This year’s French Open has undoubtedly missed the talents of Roger Federer and Rafael Nadal. While the weather has certainly not helped (rain showers saw multiple interruptions to play as well as an entire day of play called off for the first time in 16 years), the fact that tennis’ biggest names have been missing has undoubtedly been the major contributing factor towards the bog-standard quality of the this year’s tournament. Indeed it has felt far more like an ATP World Tour Masters 1000 tournament than a Tour Final.
We have missed the sublime grace of Roger Federer on a tennis court (who in pulling out put an end to his quite remarkable 17 year record of having played in 65 successive Grand Slam tournaments); the way in which he manages to effortlessly dispatch his opponents with the simple flick of a wrist. We have also dearly missed the pulsating aggressiveness of “The King of Clay”: Rafael Nadal, winner at Court Philippe Chatrier a record nine times, who was forced into an early departure by a niggling wrist injury.

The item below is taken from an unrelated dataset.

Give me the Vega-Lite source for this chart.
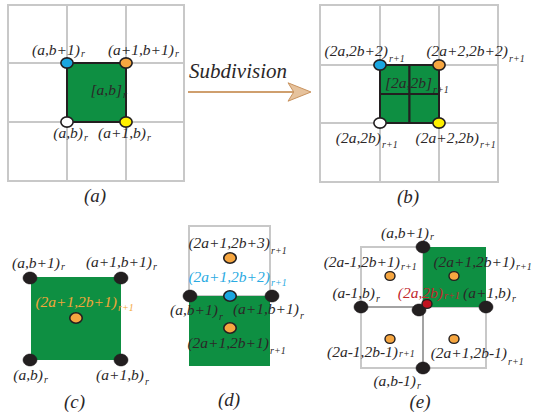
{
  "$schema": "https://vega.github.io/schema/vega-lite/v6.json",
  "width": 536,
  "height": 415,
  "padding": 0,
  "autosize": {"type": "none"},
  "background": "white",
  "view": {"stroke": null},
  "datasets": {
    "cells": [
      {"x": 8, "x2": 67, "y": 5, "y2": 63}, {"x": 67, "x2": 126, "y": 5, "y2": 63}, {"x": 126, "x2": 184, "y": 5, "y2": 63},
      {"x": 8, "x2": 67, "y": 63, "y2": 122}, {"x": 67, "x2": 126, "y": 63, "y2": 122}, {"x": 126, "x2": 184, "y": 63, "y2": 122},
      {"x": 8, "x2": 67, "y": 122, "y2": 181}, {"x": 67, "x2": 126, "y": 122, "y2": 181}, {"x": 126, "x2": 184, "y": 122, "y2": 181},
      {"x": 320, "x2": 380, "y": 5, "y2": 65}, {"x": 380, "x2": 439, "y": 5, "y2": 65}, {"x": 439, "x2": 498, "y": 5, "y2": 65},
      {"x": 320, "x2": 380, "y": 65, "y2": 123}, {"x": 380, "x2": 439, "y": 65, "y2": 123}, {"x": 439, "x2": 498, "y": 65, "y2": 123},
      {"x": 320, "x2": 380, "y": 123, "y2": 182}, {"x": 380, "x2": 439, "y": 123, "y2": 182}, {"x": 439, "x2": 498, "y": 123, "y2": 182},
      {"x": 189, "x2": 270, "y": 226, "y2": 296},
      {"x": 361, "x2": 423, "y": 247, "y2": 307}, {"x": 361, "x2": 423, "y": 307, "y2": 368}, {"x": 423, "x2": 486, "y": 307, "y2": 368}
    ],
    "greenPlain": [
      {"x": 31, "x2": 121, "y": 277, "y2": 360},
      {"x": 189, "x2": 270, "y": 296, "y2": 366},
      {"x": 423, "x2": 486, "y": 247, "y2": 307}
    ],
    "greenOutlined": [
      {"x": 67, "x2": 126, "y": 63, "y2": 122},
      {"x": 380, "x2": 409.5, "y": 65, "y2": 94}, {"x": 409.5, "x2": 439, "y": 65, "y2": 94},
      {"x": 380, "x2": 409.5, "y": 94, "y2": 123}, {"x": 409.5, "x2": 439, "y": 94, "y2": 123}
    ],
    "darkLines": [
      {"x": 361, "x2": 423, "y": 307, "y2": 307},
      {"x": 423, "x2": 423, "y": 307, "y2": 368}
    ],
    "arrowLine": [{"x": 188, "x2": 300, "y": 92, "y2": 92}],
    "arrowHead": [{"x": 299.5, "y": 92}],
    "ringDots": [
      {"x": 67, "y": 63, "c": "blue"}, {"x": 126, "y": 63, "c": "orange"}, {"x": 67, "y": 122, "c": "white"}, {"x": 126, "y": 122, "c": "yellow"},
      {"x": 380, "y": 65, "c": "blue"}, {"x": 439, "y": 65, "c": "orange"}, {"x": 380, "y": 123, "c": "white"}, {"x": 439, "y": 123, "c": "yellow"}
    ],
    "blackDots": [
      {"x": 30, "y": 278}, {"x": 121, "y": 278}, {"x": 30, "y": 360}, {"x": 121, "y": 360},
      {"x": 190, "y": 296}, {"x": 272, "y": 296},
      {"x": 423, "y": 247}, {"x": 361, "y": 307}, {"x": 419, "y": 310}, {"x": 486, "y": 307}, {"x": 423, "y": 368}
    ],
    "midDots": [
      {"x": 76, "y": 318, "c": "orange"},
      {"x": 230, "y": 258, "c": "orange"}, {"x": 230, "y": 296, "c": "blue"}, {"x": 230, "y": 328, "c": "orange"}
    ],
    "smallDots": [
      {"x": 390, "y": 276, "c": "orange"}, {"x": 454, "y": 276, "c": "orange"}, {"x": 390, "y": 339, "c": "orange"}, {"x": 454, "y": 339, "c": "orange"},
      {"x": 427, "y": 304, "c": "red"}
    ],
    "mainText": [
      {"x": 80, "y": 50, "t": "(a,b+1)", "c": "k"},
      {"x": 174, "y": 50, "t": "(a+1,b+1)", "c": "k"},
      {"x": 122, "y": 90, "t": "[a,b]", "c": "k"},
      {"x": 83, "y": 133, "t": "(a,b)", "c": "k"},
      {"x": 146, "y": 133, "t": "(a+1,b)", "c": "k"},
      {"x": 388, "y": 51, "t": "(2a,2b+2)", "c": "k"},
      {"x": 508, "y": 51, "t": "(2a+2,2b+2)", "c": "k"},
      {"x": 432, "y": 83, "t": "[2a,2b]", "c": "k"},
      {"x": 381, "y": 138, "t": "(2a,2b)", "c": "k"},
      {"x": 479, "y": 138, "t": "(2a+2,2b)", "c": "k"},
      {"x": 60, "y": 263, "t": "(a,b+1)", "c": "k"},
      {"x": 152, "y": 262, "t": "(a+1,b+1)", "c": "k"},
      {"x": 117, "y": 302, "t": "(2a+1,2b+1)", "c": "o"},
      {"x": 43, "y": 375, "t": "(a,b)", "c": "k"},
      {"x": 144, "y": 375, "t": "(a+1,b)", "c": "k"},
      {"x": 270, "y": 243, "t": "(2a+1,2b+3)", "c": "k"},
      {"x": 270, "y": 277, "t": "(2a+1,2b+2)", "c": "b"},
      {"x": 218, "y": 310, "t": "(a,b+1)", "c": "k"},
      {"x": 299, "y": 309, "t": "(a+1,b+1)", "c": "k"},
      {"x": 269, "y": 343, "t": "(2a+1,2b+1)", "c": "k"},
      {"x": 429, "y": 233, "t": "(a,b+1)", "c": "k"},
      {"x": 400, "y": 262, "t": "(2a-1,2b+1)", "c": "k"},
      {"x": 515, "y": 262, "t": "(2a+1,2b+1)", "c": "k"},
      {"x": 375, "y": 293, "t": "(a-1,b)", "c": "k"},
      {"x": 443, "y": 293, "t": "(2a,2b)", "c": "r"},
      {"x": 511, "y": 293, "t": "(a+1,b)", "c": "k"},
      {"x": 398, "y": 352, "t": "(2a-1,2b-1)", "c": "k"},
      {"x": 507, "y": 353, "t": "(2a+1,2b-1)", "c": "k"},
      {"x": 416, "y": 381, "t": "(a,b-1)", "c": "k"}
    ],
    "subText": [
      {"x": 81, "y": 54, "t": "r", "c": "k"},
      {"x": 175, "y": 54, "t": "r", "c": "k"},
      {"x": 123, "y": 95, "t": "r", "c": "k"},
      {"x": 84, "y": 138, "t": "r", "c": "k"},
      {"x": 147, "y": 138, "t": "r", "c": "k"},
      {"x": 389, "y": 59, "t": "r+1", "c": "k"},
      {"x": 509, "y": 59, "t": "r+1", "c": "k"},
      {"x": 433, "y": 90, "t": "r+1", "c": "k"},
      {"x": 382, "y": 145, "t": "r+1", "c": "k"},
      {"x": 480, "y": 145, "t": "r+1", "c": "k"},
      {"x": 61, "y": 267, "t": "r", "c": "k"},
      {"x": 153, "y": 267, "t": "r", "c": "k"},
      {"x": 118, "y": 308, "t": "r+1", "c": "o"},
      {"x": 44, "y": 380, "t": "r", "c": "k"},
      {"x": 145, "y": 382, "t": "r", "c": "k"},
      {"x": 271, "y": 251, "t": "r+1", "c": "k"},
      {"x": 271, "y": 283, "t": "r+1", "c": "b"},
      {"x": 219, "y": 317, "t": "r", "c": "k"},
      {"x": 300, "y": 316, "t": "r", "c": "k"},
      {"x": 270, "y": 351, "t": "r+1", "c": "k"},
      {"x": 430, "y": 237, "t": "r", "c": "k"},
      {"x": 401, "y": 267, "t": "r+1", "c": "k"},
      {"x": 516, "y": 267, "t": "r+1", "c": "k"},
      {"x": 376, "y": 299, "t": "r", "c": "k"},
      {"x": 444, "y": 296, "t": "r+1", "c": "r"},
      {"x": 512, "y": 299, "t": "r", "c": "k"},
      {"x": 399, "y": 354, "t": "r+1", "c": "k"},
      {"x": 508, "y": 362, "t": "r+1", "c": "k"},
      {"x": 417, "y": 386, "t": "r", "c": "k"}
    ],
    "captions": [
      {"x": 95, "y": 196, "t": "(a)"},
      {"x": 408, "y": 197, "t": "(b)"},
      {"x": 74.5, "y": 402, "t": "(c)"},
      {"x": 229, "y": 400, "t": "(d)"},
      {"x": 420, "y": 402, "t": "(e)"}
    ],
    "title": [{"x": 189, "y": 72, "t": "Subdivision"}]
  },
  "layer": [
    {
      "data": {"name": "cells"},
      "mark": {"type": "rect", "fill": "white", "stroke": "#c8c8c8", "strokeWidth": 2},
      "encoding": {
        "x": {"field": "x", "type": "quantitative", "scale": {"domain": [0, 536], "nice": false, "zero": false}, "axis": null},
        "x2": {"field": "x2"},
        "y": {"field": "y", "type": "quantitative", "scale": {"domain": [415, 0], "nice": false, "zero": false}, "axis": null},
        "y2": {"field": "y2"}
      }
    },
    {
      "data": {"name": "greenPlain"},
      "mark": {"type": "rect", "fill": "#0e8f42", "strokeWidth": 0},
      "encoding": {
        "x": {"field": "x", "type": "quantitative", "axis": null},
        "x2": {"field": "x2"},
        "y": {"field": "y", "type": "quantitative", "axis": null},
        "y2": {"field": "y2"}
      }
    },
    {
      "data": {"name": "greenOutlined"},
      "mark": {"type": "rect", "fill": "#0e8f42", "stroke": "#231f20", "strokeWidth": 2},
      "encoding": {
        "x": {"field": "x", "type": "quantitative", "axis": null},
        "x2": {"field": "x2"},
        "y": {"field": "y", "type": "quantitative", "axis": null},
        "y2": {"field": "y2"}
      }
    },
    {
      "data": {"name": "darkLines"},
      "mark": {"type": "rule", "stroke": "#a3a3a3", "strokeWidth": 2},
      "encoding": {
        "x": {"field": "x", "type": "quantitative", "axis": null},
        "x2": {"field": "x2"},
        "y": {"field": "y", "type": "quantitative", "axis": null},
        "y2": {"field": "y2"}
      }
    },
    {
      "data": {"name": "arrowLine"},
      "mark": {"type": "rule", "stroke": "#cf9f6e", "strokeWidth": 2},
      "encoding": {
        "x": {"field": "x", "type": "quantitative", "axis": null},
        "x2": {"field": "x2"},
        "y": {"field": "y", "type": "quantitative", "axis": null},
        "y2": {"field": "y2"}
      }
    },
    {
      "data": {"name": "arrowHead"},
      "mark": {"type": "point", "filled": true, "shape": "M1,0L-1,-0.8L-0.5,0L-1,0.8Z", "size": 529, "fill": "#e6c29c", "stroke": "#c9935f", "strokeWidth": 1, "opacity": 1},
      "encoding": {
        "x": {"field": "x", "type": "quantitative", "axis": null},
        "y": {"field": "y", "type": "quantitative", "axis": null}
      }
    },
    {
      "data": {"name": "ringDots"},
      "mark": {"type": "point", "filled": true, "shape": "M-1,0A1,0.83,0,1,1,1,0A1,0.83,0,1,1,-1,0Z", "size": 150, "stroke": "#231f20", "strokeWidth": 1.6, "opacity": 1},
      "encoding": {
        "x": {"field": "x", "type": "quantitative", "axis": null},
        "y": {"field": "y", "type": "quantitative", "axis": null},
        "fill": {"field": "c", "type": "nominal", "legend": null, "scale": {"domain": ["blue", "orange", "white", "yellow", "red", "black"], "range": ["#1aa6e0", "#f6a640", "#ffffff", "#fff000", "#c1121f", "#231f20"]}}
      }
    },
    {
      "data": {"name": "blackDots"},
      "mark": {"type": "point", "filled": true, "shape": "M-1,0A1,0.86,0,1,1,1,0A1,0.86,0,1,1,-1,0Z", "size": 196, "fill": "#231f20", "stroke": "#231f20", "strokeWidth": 0.5, "opacity": 1},
      "encoding": {
        "x": {"field": "x", "type": "quantitative", "axis": null},
        "y": {"field": "y", "type": "quantitative", "axis": null}
      }
    },
    {
      "data": {"name": "midDots"},
      "mark": {"type": "point", "filled": true, "shape": "M-1,0A1,0.83,0,1,1,1,0A1,0.83,0,1,1,-1,0Z", "size": 156, "stroke": "#231f20", "strokeWidth": 1.6, "opacity": 1},
      "encoding": {
        "x": {"field": "x", "type": "quantitative", "axis": null},
        "y": {"field": "y", "type": "quantitative", "axis": null},
        "fill": {"field": "c", "type": "nominal", "legend": null}
      }
    },
    {
      "data": {"name": "smallDots"},
      "mark": {"type": "point", "filled": true, "shape": "M-1,0A1,0.88,0,1,1,1,0A1,0.88,0,1,1,-1,0Z", "size": 100, "stroke": "#231f20", "strokeWidth": 1.4, "opacity": 1},
      "encoding": {
        "x": {"field": "x", "type": "quantitative", "axis": null},
        "y": {"field": "y", "type": "quantitative", "axis": null},
        "fill": {"field": "c", "type": "nominal", "legend": null}
      }
    },
    {
      "data": {"name": "mainText"},
      "mark": {"type": "text", "align": "right", "baseline": "middle", "font": "Liberation Serif", "fontStyle": "italic", "fontSize": 15.5},
      "encoding": {
        "x": {"field": "x", "type": "quantitative", "axis": null},
        "y": {"field": "y", "type": "quantitative", "axis": null},
        "text": {"field": "t"},
        "color": {"field": "c", "type": "nominal", "legend": null, "scale": {"domain": ["k", "o", "b", "r"], "range": ["#2b2728", "#f4a63a", "#2aaae2", "#c1272d"]}}
      }
    },
    {
      "data": {"name": "subText"},
      "mark": {"type": "text", "align": "left", "baseline": "middle", "font": "Liberation Serif", "fontStyle": "italic", "fontSize": 10},
      "encoding": {
        "x": {"field": "x", "type": "quantitative", "axis": null},
        "y": {"field": "y", "type": "quantitative", "axis": null},
        "text": {"field": "t"},
        "color": {"field": "c", "type": "nominal", "legend": null}
      }
    },
    {
      "data": {"name": "captions"},
      "mark": {"type": "text", "align": "center", "baseline": "middle", "font": "Liberation Serif", "fontStyle": "italic", "fontSize": 19, "fill": "#2b2728"},
      "encoding": {
        "x": {"field": "x", "type": "quantitative", "axis": null},
        "y": {"field": "y", "type": "quantitative", "axis": null},
        "text": {"field": "t"}
      }
    },
    {
      "data": {"name": "title"},
      "mark": {"type": "text", "align": "left", "baseline": "middle", "font": "Liberation Serif", "fontStyle": "italic", "fontSize": 21, "fill": "#2b2728"},
      "encoding": {
        "x": {"field": "x", "type": "quantitative", "axis": null},
        "y": {"field": "y", "type": "quantitative", "axis": null},
        "text": {"field": "t"}
      }
    }
  ]
}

However the lack of two of the most recognisable names in sport has not only seen a dearth in the quality of tennis we’re normally so used at major tournaments, it has meant an absence of the kind of rivalries that have made tennis such a huge global sport. Matches between Federer and Nadal and their main rival Novak Djokovic have generated some of the most riveting spectacles in sporting history. Think back to Nadal’s semi-final epic against Djokovic in 2013, which over the course of five sets, saw some of the most ridiculous drama ever witnessed on a tennis court.
Indeed tennis like every sport needs its heroes and with only two of the big four fit enough to compete this year, the tournament has suffered. For the first time in recent memory a major grand slam tournament is selling semi-final tickets for €20. Even at those bargain prices, it has been a struggle to fill seats. People are simply not interested in witnessing Novak Djokovic dismantle a talented yet juvenile Dominic Thiem in three sets.
Indeed while it is of course arguable that the quality of the big four has dipped as demonstrated by the total dominance Djokovic has been able to exert over his rivals, the big four are still more or less the top four despite Nadal’s current ranking as the world’s fifth best player.
Nonetheless their durability is vanishing and it would appear that what we have witnessed this year at Roland Garros could well be trend for the next several years. Federer at 34, now finally appears to be experiencing the effects of profession spent at the top of his sport having recently undergone the first operation of his career. Indeed Nadal despite appearing to have regained his physical and metal form before the start of the tournament, has for a couple of years now been plagued by injuries. After this latest setback his ability to be able to recover and really compete at this level must be put into question.
Let us hope however that our heroes who are undoubtedly approaching the twilight of their careers, have it in them for what could be their grand farewell as the greatest players of all time: Wimbledon 2016.